Upcoming documentary

I was reading an interview with Ken Burns and Dayton Duncan about their new documentary on National Parks, see article. In the article Mr. Duncan says,

"Just north of Mount St. Helens is Mount Rainier, and that place was where Gifford Pinchot (the forest service's first director) and (Sierra Club founder) John Muir had a real shootout over the issue of are forests temples or sanctuaries, as Muir would have seen it, or are they places that can be best preserved by using them, which is how Pinchot saw it. Muir lost that larger battle with Pinchot, but the one place he did win was at Mount Rainier. It became the first national forest to become a national park."

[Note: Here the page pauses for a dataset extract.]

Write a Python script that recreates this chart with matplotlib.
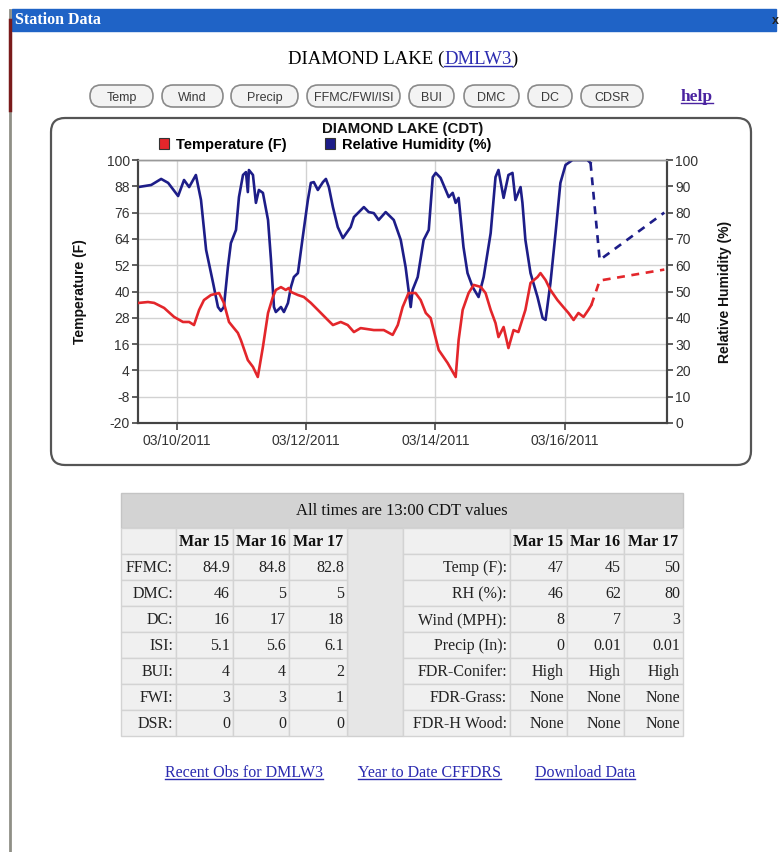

Well, I wrote the write journalist,

"While Mr. Muir was an important voice during the period (1890-1900) in the establishment of National Parks, more specifically in California (for success or failure), he wasn't as important in the establishment of Mt. Rainier as many other people. He was a forceful public voice but he wasn't as much involved in the real background work as the others. And while many of those people lived in the Pacific Northwest and visited Mt. Rainier and the area many times, I've only found Mr. Muir was there once for a summitt climb.

I would hate to see the work of others dimished for the embelishment of Mr. Muir with respect to Mt. Rainier NP. While it's true Mt. Rainier NP was set aside from part of the existing Washington, later Mt. Rainer, Forest Reserve, both efforts for the establishment of the Forest Reserve and National Park paralleled each other in the 1890's, the FR established in 1893 and renamed in 1897, while the NP was proposed in 1893 but not created until 1899."

I will watch the documentary when it airs, and I will be curious how and how much they portray people who were instrumental in the designation of each National Park, and specifically Mt. Rainier NP for me. I believe in what I wrote because researching the history of the period up to the passage of the law desginating this NP, John Muir wasn't all that important.

I've read a lot of Muir's writings from his youth to his California travels. I like what's he did and accomplished. We could all do as much in our life, but I don't see a need to embellish a life more than it was at the expense of the many who were important. But I'll hold my judgement until the documentary is aired.